I'm really looking for more.
I also have an advanced scraper, than can harvest AJAX heavy site like http://venture-capital-firms.findthecompany.com/. I completely scraped their site, using a chrome plugin, exporting results through a web server. Kind of a complex procedure as we have to be inside a live browser to hijack their results. The VC site, even avoid headless browsers so it was tricky.
I can share the code, in case you are interested.
And scaling scraping, is an interesting process.
You can start reading this article about the BFS algorithm : https://fr.khanacademy.org/computing/computer-science/algori...
I did a personnal webcrawler using PHP, Redis, Gearman on a single (personnal) computer with many VMs to emulate AWS instances and it works great ! You can surely improve this by using other technologies than PHP (python, C, nodejs) and Gearman (Kafka, rabbitmq).
Hope this helps
Saving everything in a way for use it later is much harder (and expensive), IMHO.

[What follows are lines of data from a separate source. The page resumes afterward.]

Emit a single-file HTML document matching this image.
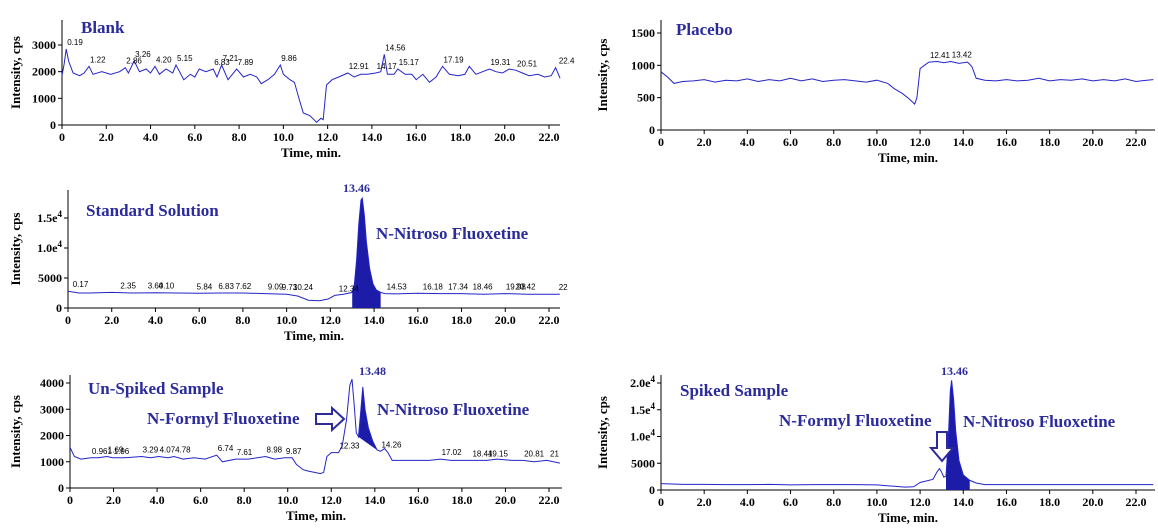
<!DOCTYPE html>
<html><head><meta charset="utf-8"><style>
body{margin:0;background:#fff;}
svg{display:block;}
.tk{font-family:"Liberation Serif",serif;font-weight:bold;font-size:12px;fill:#000;}
.ttl{font-family:"Liberation Serif",serif;font-weight:bold;font-size:13px;fill:#000;}
.nm{font-family:"Liberation Serif",serif;font-weight:bold;font-size:17px;fill:#2b2b9c;}
.pk{font-family:"Liberation Sans",sans-serif;font-size:8px;fill:#000;}
.big{font-family:"Liberation Serif",serif;font-weight:bold;font-size:12px;fill:#2b2b9c;}
</style></head><body>
<svg id="fig" width="1158" height="530" viewBox="0 0 1158 530" xmlns="http://www.w3.org/2000/svg"></svg>
<script>
// ---- data ----
const blankT=[0,0.1,0.19,0.3,0.5,0.8,1.0,1.22,1.4,1.8,2.2,2.6,2.86,3.0,3.26,3.5,3.8,4.0,4.2,4.4,4.7,5.0,5.15,5.5,5.8,6.0,6.2,6.5,6.83,7.0,7.21,7.5,7.89,8.2,8.5,8.8,9.0,9.3,9.6,9.86,10.0,10.3,10.5,10.7,10.9,11.2,11.5,11.7,11.8,11.95,12.2,12.5,12.91,13.2,13.5,13.8,14.17,14.4,14.56,14.7,15.0,15.17,15.5,15.8,16.0,16.3,16.6,16.9,17.19,17.5,17.9,18.2,18.4,18.7,19.0,19.31,19.6,19.9,20.2,20.51,20.8,21.1,21.5,21.8,22.1,22.3,22.5];
const blankV=[1850,2300,2850,2400,1950,1850,1950,2200,1900,2000,1900,2000,2150,1950,2400,2000,2100,1950,2200,1900,2100,1950,2250,1700,1900,1800,2100,2000,2100,1800,2250,1700,2100,1800,1900,1800,1550,1700,1900,2250,1900,1700,1600,1000,450,350,100,250,200,1500,1700,1800,1950,1800,1900,1900,1950,2000,2650,1900,1900,2100,1900,1900,1700,1900,1600,1800,2200,1900,1850,1900,2200,1900,2000,2100,2000,1950,2100,2050,1950,1850,1900,1800,1850,2150,1750];
const blankLblT=[0.19,1.22,2.86,3.26,4.20,5.15,6.83,7.21,7.89,9.86,12.91,14.17,14.56,15.17,17.19,19.31,20.51,22.4];
const blankLbl=["0.19","1.22","2.86","3.26","4.20","5.15","6.83","7.21","7.89","9.86","12.91","14.17","14.56","15.17","17.19","19.31","20.51","22.4"];

const placT=[0,0.3,0.6,1.0,1.5,2.0,2.5,3.0,3.5,4.0,4.5,5.0,5.5,6.0,6.5,7.0,7.5,8.0,8.5,9.0,9.5,10.0,10.5,10.8,11.2,11.5,11.75,11.85,12.0,12.2,12.41,12.8,13.1,13.42,13.8,14.2,14.4,14.6,15.0,15.5,16.0,16.5,17.0,17.5,18.0,18.5,19.0,19.5,20.0,20.5,21.0,21.5,22.0,22.5,22.8];
const placV=[900,820,720,750,760,780,740,770,760,790,750,780,760,800,760,790,750,770,780,760,740,770,720,640,560,480,400,500,950,1000,1050,1060,1040,1060,1030,1050,980,800,770,760,780,760,770,800,760,780,770,790,760,780,760,790,750,770,780];
const placLblT=[12.41,13.42];
const placLbl=["12.41","13.42"];

const stdT=[0,0.5,1,2,3,4,5,6,7,8,9,10,10.5,11,11.5,11.9,12.2,12.6,13.0,13.1,13.2,13.3,13.4,13.46,13.55,13.65,13.8,13.95,14.1,14.3,14.5,15,16,17,18,19,20,21,22,22.5];
const stdV=[2800,2500,2500,2600,2500,2550,2500,2450,2500,2500,2400,2300,2000,1300,1200,1500,2100,2300,2600,4000,8000,14000,18000,18300,15500,11000,6500,4000,3000,2600,2400,2350,2450,2400,2400,2300,2400,2300,2300,2300];
const stdFill=[13.0,14.3];
const stdLblT=[0.17,2.35,3.60,4.10,5.84,6.83,7.62,9.09,9.73,10.24,12.34,14.53,16.18,17.34,18.46,19.98,20.42,22.4];
const stdLbl=["0.17","2.35","3.60","4.10","5.84","6.83","7.62","9.09","9.73","10.24","12.34","14.53","16.18","17.34","18.46","19.98","20.42","22"];

const unT=[0,0.2,0.5,0.96,1.3,1.69,1.96,2.5,3.29,3.7,4.07,4.5,4.78,5.2,5.7,6.2,6.74,7.0,7.61,8.2,8.98,9.4,9.87,10.2,10.4,10.7,10.9,11.2,11.5,11.65,11.8,12.0,12.33,12.5,12.7,12.85,12.95,13.05,13.15,13.25,13.35,13.45,13.55,13.7,13.9,14.1,14.26,14.45,14.6,14.8,15.5,16.5,17.02,17.5,18.44,19.15,19.6,20.3,20.81,21.3,21.9,22.5];
const unV=[1550,1200,1100,1150,1150,1200,1150,1150,1200,1150,1200,1150,1200,1100,1150,1100,1250,1000,1100,1100,1200,1100,1150,1150,900,700,650,600,550,600,1200,1350,1350,1600,2600,3900,4150,3200,2100,1950,2900,3850,3000,2300,1800,1450,1400,1500,1350,1050,1050,1050,1100,1050,1050,1050,1100,1050,1050,1000,1050,950];
const unFill=[13.25,14.1];
const unLblT=[0.961,1.69,1.96,3.29,4.07,4.78,6.74,7.61,8.98,9.87,12.33,14.26,17.02,18.44,19.15,20.81,22.0];
const unLbl=["0.961","1.69","1.96","3.29","4.07","4.78","6.74","7.61","8.98","9.87","12.33","14.26","17.02","18.44","19.15","20.81","21"];

const spT=[0,1,2,3,4,5,6,7,8,9,10,10.8,11.3,11.7,12.0,12.6,12.8,12.9,13.0,13.1,13.2,13.3,13.4,13.46,13.55,13.65,13.8,14.0,14.3,14.6,15,16,17,18,19,20,21,22,22.8];
const spV=[1200,1050,1050,1000,1000,1050,950,1000,1000,1000,950,700,550,600,1400,2000,3500,4000,3300,2400,2600,9000,18500,20500,17000,11000,5500,2800,1800,1300,1000,1000,1000,1000,1000,1000,1000,1000,1000];
const spFill=[13.2,14.3];

// ---- helpers ----
const NS="http://www.w3.org/2000/svg";
const svg=document.getElementById('fig');
function mk(tag,attrs,parent,txt){const e=document.createElementNS(NS,tag);for(const k in attrs)e.setAttribute(k,attrs[k]);if(txt!==undefined)e.textContent=txt;(parent||svg).appendChild(e);return e;}

function panel(c){
  const g=mk('g',{});
  
  
  const X=t=>c.x0+(t/22)*(c.x22-c.x0);
  const Y=v=>c.y0-(v/c.yRef)*(c.y0-c.yRefPx);
  const ax=mk('path',{d:`M${c.x0} ${c.top} V${c.y0} H${c.right}`,stroke:'#000','stroke-width':1,fill:'none'},g);
  
  
  for(let t=0;t<=22;t+=2){
    const x=X(t);
    mk('line',{x1:x,y1:c.y0,x2:x,y2:c.y0+4,stroke:'#000'},g);
    const tx=mk('text',{x:x,y:c.y0+16,'text-anchor':'middle',class:'tk'},g,t===0?'0':t.toFixed(1));
    
    
  }
  c.yt.forEach((v,i)=>{
    const y=Y(v);
    mk('line',{x1:c.x0-4,y1:y,x2:c.x0,y2:y,stroke:'#000'},g);
    const tx=mk('text',{x:c.x0-6,y:y+4,'text-anchor':'end',class:'tk'},g);
    const lab=c.ytl[i];
    if(lab.indexOf('e4')>0){tx.textContent=lab.replace('e4','e');mk('tspan',{dy:-5,'font-size':9},tx,'4');}
    else tx.textContent=lab;
    
    
  });
  const xt=mk('text',{x:(c.x0+c.right)/2,y:c.y0+32,'text-anchor':'middle',class:'ttl'},g,'Time, min.');
  
  
  const yx=c.ytx, yy=(c.top+c.y0)/2;
  const ytt=mk('text',{x:yx,y:yy,'text-anchor':'middle',class:'ttl',transform:`rotate(-90 ${yx} ${yy})`},g,'Intensity, cps');
  
  
  const nm=mk('text',{x:c.nx,y:c.ny,class:'nm'},g,c.title);
  
  
  if(c.fill){
    const [a,b]=c.fill;const pts=[];
    c.T.forEach((t,i)=>{if(t>=a&&t<=b)pts.push([X(t),Y(c.V[i])]);});
    let poly=pts.map(p=>p.join(',')).join(' ');
    if(c.fillBase==='zero'){poly+=` ${pts[pts.length-1][0]},${c.y0} ${pts[0][0]},${c.y0}`;}
    const f=mk('polygon',{points:poly,fill:'#1c1ca8'},g);
    
    
  }
  const d=c.T.map((t,i)=>(i?'L':'M')+X(t).toFixed(1)+' '+Y(c.V[i]).toFixed(1)).join(' ');
  const ln=mk('path',{d:d,stroke:'#2424c8','stroke-width':1,fill:'none'},g);
  
  
  if(c.LT){
    c.LT.forEach((t,i)=>{
      let best=0;c.T.forEach((tt,j)=>{if(Math.abs(tt-t)<Math.abs(c.T[best]-t))best=j;});
      const y=Y(c.V[best])-4;
      const tx=mk('text',{x:X(t)+1,y:y,class:'pk'},g,c.L[i]);
      
      
    });
  }
  return {g,X,Y};
}

panel({name:'blank-panel',x0:62,x22:549,right:560,top:20,y0:125,yRef:3000,yRefPx:45,yt:[0,1000,2000,3000],ytl:['0','1000','2000','3000'],ytx:20,title:'Blank',nx:81,ny:33,T:blankT,V:blankV,LT:blankLblT,L:blankLbl});
panel({name:'placebo-panel',x0:661,x22:1136,right:1155,top:20,y0:130,yRef:1500,yRefPx:33,yt:[0,500,1000,1500],ytl:['0','500','1000','1500'],ytx:607,title:'Placebo',nx:676,ny:35,T:placT,V:placV,LT:placLblT,L:placLbl});
panel({name:'standard-panel',x0:68,x22:549,right:560,top:190,y0:308,yRef:15000,yRefPx:218,yt:[0,5000,10000,15000],ytl:['0','5000','1.0e4','1.5e4'],ytx:20,title:'Standard Solution',nx:86,ny:216,T:stdT,V:stdV,LT:stdLblT,L:stdLbl,fill:stdFill,fillBase:'zero'});
panel({name:'unspiked-panel',x0:70,x22:549,right:562,top:375,y0:488,yRef:4000,yRefPx:383,yt:[0,1000,2000,3000,4000],ytl:['0','1000','2000','3000','4000'],ytx:20,title:'Un-Spiked Sample',nx:88,ny:394,T:unT,V:unV,LT:unLblT,L:unLbl,fill:unFill,fillBase:'line'});
panel({name:'spiked-panel',x0:661,x22:1136,right:1155,top:375,y0:490,yRef:20000,yRefPx:383,yt:[0,5000,10000,15000,20000],ytl:['0','5000','1.0e4','1.5e4','2.0e4'],ytx:607,title:'Spiked Sample',nx:680,ny:396,T:spT,V:spV,fill:spFill,fillBase:'zero'});

function txt(x,y,cls,t,name){const e=mk('text',{x:x,y:y,class:cls},svg,t);return e;}
txt(343,192,'big','13.46','peak-rt-label');
txt(376,239,'nm','N-Nitroso Fluoxetine','compound-label');
txt(359,375,'big','13.48','peak-rt-label');
txt(377,415,'nm','N-Nitroso Fluoxetine','compound-label');
txt(147,424,'nm','N-Formyl Fluoxetine','compound-label');
txt(941,375,'big','13.46','peak-rt-label');
txt(963,427,'nm','N-Nitroso Fluoxetine','compound-label');
txt(779,426,'nm','N-Formyl Fluoxetine','compound-label');
const a1=mk('path',{d:'M316 414 h16 v-6 l12 11 l-12 11 v-6 h-16 z',fill:'#fff',stroke:'#2b2b9c','stroke-width':2});


const a2=mk('path',{d:'M937 432 v16 h-6 l11 13 l11 -13 h-6 v-16 z',fill:'#fff',stroke:'#2b2b9c','stroke-width':2});


</script>
</body></html>
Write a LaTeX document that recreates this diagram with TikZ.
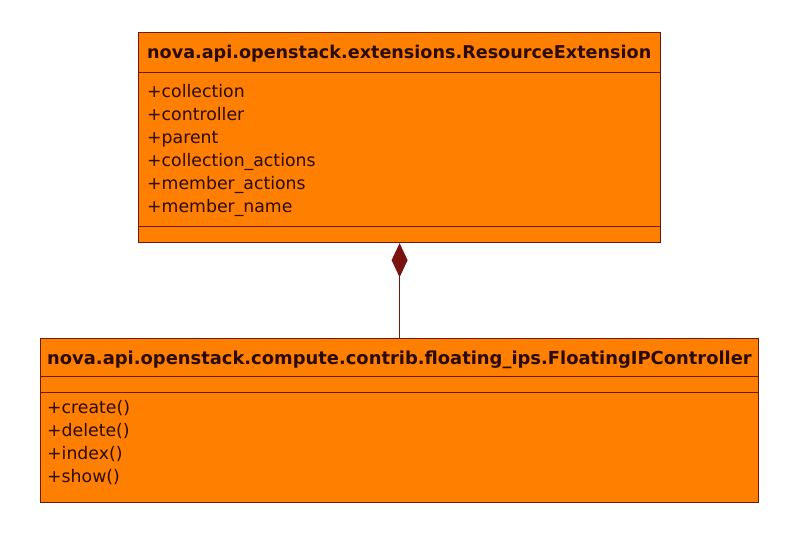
\documentclass[tikz,border=0pt]{standalone}
\usepackage{fontspec}
\setmainfont{DejaVu Sans}
\usetikzlibrary{arrows.meta}
\definecolor{umlfill}{HTML}{FF8000}
\definecolor{umlline}{HTML}{6A1A08}
\definecolor{umltext}{HTML}{2A0A02}
\definecolor{diam}{HTML}{7A1212}
\tikzset{
  classbox/.style={draw=umlline, fill=umlfill, line width=1.2pt, inner sep=0pt, anchor=north west},
  title/.style={anchor=base west, inner sep=0pt, text=umltext, font=\bfseries\fontsize{17.6}{20}\selectfont},
  member/.style={anchor=base west, inner sep=0pt, text=umltext, font=\fontsize{17.3}{20}\selectfont},
  sep/.style={draw=umlline, line width=1pt},
  compo/.style={draw=umlline, line width=1.2pt, {Diamond[length=34pt,width=16pt,fill=diam,color=diam]}-}
}
\begin{document}
\begin{tikzpicture}[x=1pt,y=-1pt]
\useasboundingbox (0,0) rectangle (792,536);
% top class
\node[classbox, minimum width=522pt, minimum height=210pt] (top) at (138,32) {};
\draw[sep] (138,72) -- (660,72);
\draw[sep] (138,226) -- (660,226);
\node[title] (t1) at (147,58) {nova.api.openstack.extensions.ResourceExtension};
\node[member] (a1) at (147,97) {+collection};
\node[member] (a2) at (147,120) {+controller};
\node[member] (a3) at (147,143) {+parent};
\node[member] (a4) at (147,166) {+collection\_actions};
\node[member] (a5) at (147,189) {+member\_actions};
\node[member] (a6) at (147,212) {+member\_name};
% bottom class
\node[classbox, minimum width=718pt, minimum height=164pt] (bot) at (40,338) {};
\draw[sep] (40,376) -- (758,376);
\draw[sep] (40,392) -- (758,392);
\node[title, font=\bfseries\fontsize{17.9}{20}\selectfont] (t2) at (47,364) {nova.api.openstack.compute.contrib.floating\_ips.FloatingIPController};
\node[member] (m1) at (47,413) {+create()};
\node[member] (m2) at (47,436) {+delete()};
\node[member] (m3) at (47,459) {+index()};
\node[member] (m4) at (47,482) {+show()};
% composition
\draw[compo] (top.south) -- (top.south |- bot.north);
\end{tikzpicture}
\end{document}
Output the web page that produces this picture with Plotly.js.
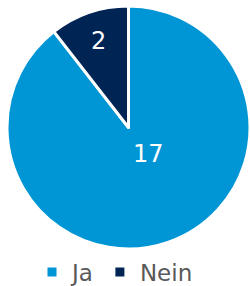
<!DOCTYPE html>
<html><head><meta charset="utf-8">
<script src="https://cdn.plot.ly/plotly-3.0.1.min.js"></script>
<style>html,body{margin:0;padding:0;background:#fff;}#chart{width:250px;height:286px;}</style>
</head><body><div id="chart"></div>
<script>
const categories = ["Ja", "Nein"];
const values = [17, 2];
const colors = ["#0096D6", "#002454"];

Plotly.newPlot("chart", [{
  type: "pie",
  labels: categories,
  values: values,
  sort: false,
  direction: "clockwise",
  rotation: 0,
  marker: {colors: colors, line: {color: "#ffffff", width: 3}},
  texttemplate: ["%{value}<br>\u00a0<br>\u00a0", "%{value}"],
  textposition: "inside",
  insidetextorientation: "horizontal",
  textfont: {family: "DejaVu Sans", size: 24, color: "#ffffff"},
  hoverinfo: "none"
}], {
  width: 250, height: 286,
  margin: {l: 7, r: 0, t: 5, b: 36, autoexpand: false},
  paper_bgcolor: "#ffffff",
  showlegend: true,
  legend: {orientation: "h", x: 0.46, xanchor: "center", xref: "container",
    y: -0.002, yanchor: "top", yref: "paper", bgcolor: "rgba(0,0,0,0)",
    font: {family: "DejaVu Sans", size: 23, color: "#595959"}, itemwidth: 30}
}, {staticPlot: true});
</script></body></html>
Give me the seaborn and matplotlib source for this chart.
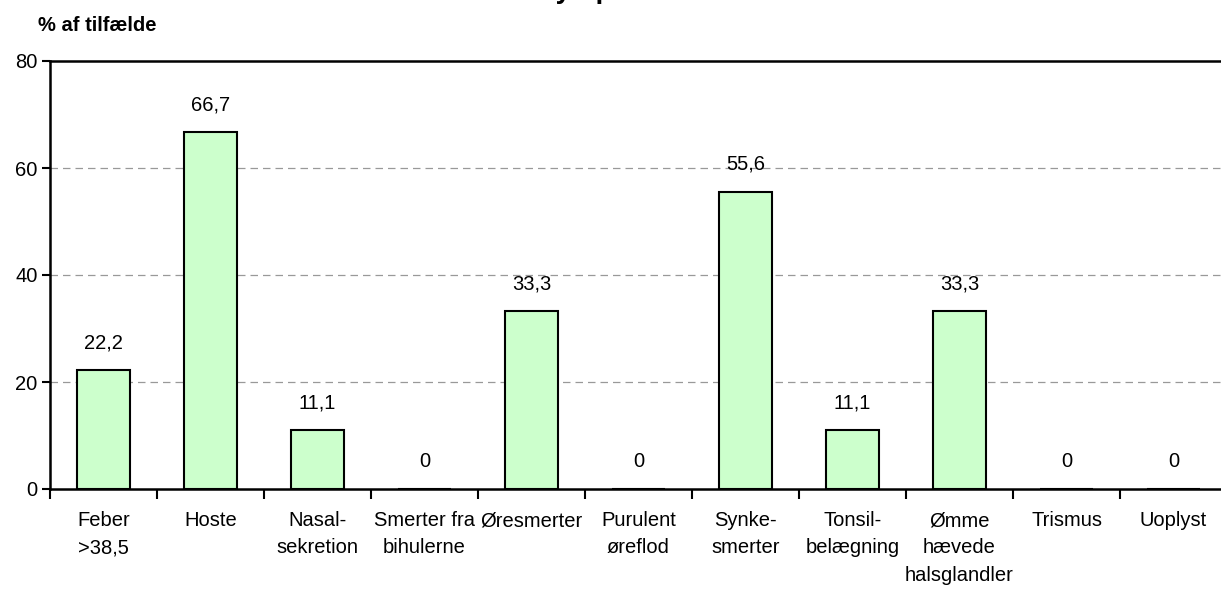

If you have a good data model the categorizing, storing and searching of the final result the isn't a big problem and the scraping is the complicated part. If you don't have a specific kind of resource you are scraping and just dump everything into some storage solution with no structure that's going to be the hard part while scraping is the easy part.
Anyway Im a noob, but reading here and there is what I decided to use.
For scraping Im using scrapy + selenium and a modified js script that uses chrome (webscraper.io).